Chapitre I : Un horizon de parole en cours de reconfiguration

L’immédiat après-guerre est caractérisé pour Ponge par un bouleversement des données antérieures, conduisant à un besoin impérieux de redéfinir les positions à partir desquelles il parle. L’horizon sur lequel s’inscrit son travail est profondément remodelé. Il l’est d’abord par les nouvelles exigences qu’il s’est données : construire son lecteur, prolonger le mouvement d’expansion de sa parole en l’affranchissant de ses propres censures, affirmer la singularité de sa démarche. Ill’est aussi dans les conditions d’exercice de sa parole : tout d’abord, son adhésion communiste, qui lui avait fourni depuis presque dix ans un certain nombre de repères, se voit progressivement remise en cause. Plus qu’un choix politique, ce qui est alors en jeu c’est encore une fois la question de l’appartenance : si un profond sentiment d’appartenance collective avait guidé l’exercice de la parole pendant les années de guerre, c’est pourtant la possibilité même, pour une parole libre, de se revendiquer d’une quelconque appartenance politique, qui se voit mettre en question.

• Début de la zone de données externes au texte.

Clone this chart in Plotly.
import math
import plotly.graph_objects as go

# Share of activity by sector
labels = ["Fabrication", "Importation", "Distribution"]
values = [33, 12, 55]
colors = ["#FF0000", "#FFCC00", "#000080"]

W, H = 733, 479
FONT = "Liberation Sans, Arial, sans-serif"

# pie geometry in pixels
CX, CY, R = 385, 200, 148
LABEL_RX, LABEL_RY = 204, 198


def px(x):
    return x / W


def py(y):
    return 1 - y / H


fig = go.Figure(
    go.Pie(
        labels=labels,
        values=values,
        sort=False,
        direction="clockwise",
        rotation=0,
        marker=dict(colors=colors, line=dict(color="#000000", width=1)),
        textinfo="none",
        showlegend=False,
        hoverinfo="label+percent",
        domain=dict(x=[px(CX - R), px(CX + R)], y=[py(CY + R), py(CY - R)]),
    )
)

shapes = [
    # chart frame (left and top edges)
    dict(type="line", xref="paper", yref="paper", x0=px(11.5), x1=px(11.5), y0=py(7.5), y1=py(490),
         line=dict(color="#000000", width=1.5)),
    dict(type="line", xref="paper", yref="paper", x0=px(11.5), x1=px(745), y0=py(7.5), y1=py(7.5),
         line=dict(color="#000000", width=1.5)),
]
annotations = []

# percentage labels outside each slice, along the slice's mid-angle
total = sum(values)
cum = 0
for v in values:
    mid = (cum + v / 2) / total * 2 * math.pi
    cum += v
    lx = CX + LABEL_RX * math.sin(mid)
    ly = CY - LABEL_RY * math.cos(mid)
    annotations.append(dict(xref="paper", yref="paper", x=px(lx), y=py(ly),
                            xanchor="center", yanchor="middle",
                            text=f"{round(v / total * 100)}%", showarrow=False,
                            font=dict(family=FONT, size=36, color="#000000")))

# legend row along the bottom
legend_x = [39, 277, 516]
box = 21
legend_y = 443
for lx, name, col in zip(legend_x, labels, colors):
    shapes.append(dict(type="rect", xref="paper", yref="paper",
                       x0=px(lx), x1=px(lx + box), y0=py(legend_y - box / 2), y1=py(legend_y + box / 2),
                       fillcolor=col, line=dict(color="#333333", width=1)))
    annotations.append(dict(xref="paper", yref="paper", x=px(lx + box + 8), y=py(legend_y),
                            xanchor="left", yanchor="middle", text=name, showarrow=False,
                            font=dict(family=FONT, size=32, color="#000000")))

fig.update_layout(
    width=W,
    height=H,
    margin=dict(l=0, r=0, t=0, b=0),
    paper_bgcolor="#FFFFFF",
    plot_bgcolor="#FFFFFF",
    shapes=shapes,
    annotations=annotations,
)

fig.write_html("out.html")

Le fait que Ponge ne soit plus un inconnu modifie également le contexte de la prise de parole. L’auteur a désormais une reconnaissance et un lectorat, même s’il n’est pas encore – loin s’en faut – connu du grand public. Et pourtant cette nouvelle donnée semble engendrer autant de problèmes qu’elle n’en résout. Le sentiment d’une discordance par rapport à la lecture faite de son œuvre retentit sur la relation au lecteur que l’auteur établit au sein de ses textes. La difficulté s’augmente du fait que la pratique nouvelle de la critique d’art confronte Ponge à un lecteur inconnu et à des interrogations sur la légitimité de la parole dans ce contexte particulier. Enfin, dans son désir de mener enfin à bien le projet du Savon, Ponge se heurte à une série de conflits qui à la fois réactualisent des difficultés rencontrées de longue date et manifestent les problème rencontrés dans la mise en œuvre des aspirations nouvelles. Le désir, en particulier, d’accéder à la dimension orale de la parole engendre une tension spectaculaire entre les deux pôles que sont l’oral et l’écrit. En bref, si le processus de réappropriation de la parole est lancé, il ne va pas sans difficultés.

Mais ce qui d’emblée imprime à cette étape de l’œuvre son impulsion caractéristique, c’est la revendication par Ponge de son indépendance, et sa décision de fonder désormais son œuvre sur ce qu’il appelle « son propre parti ».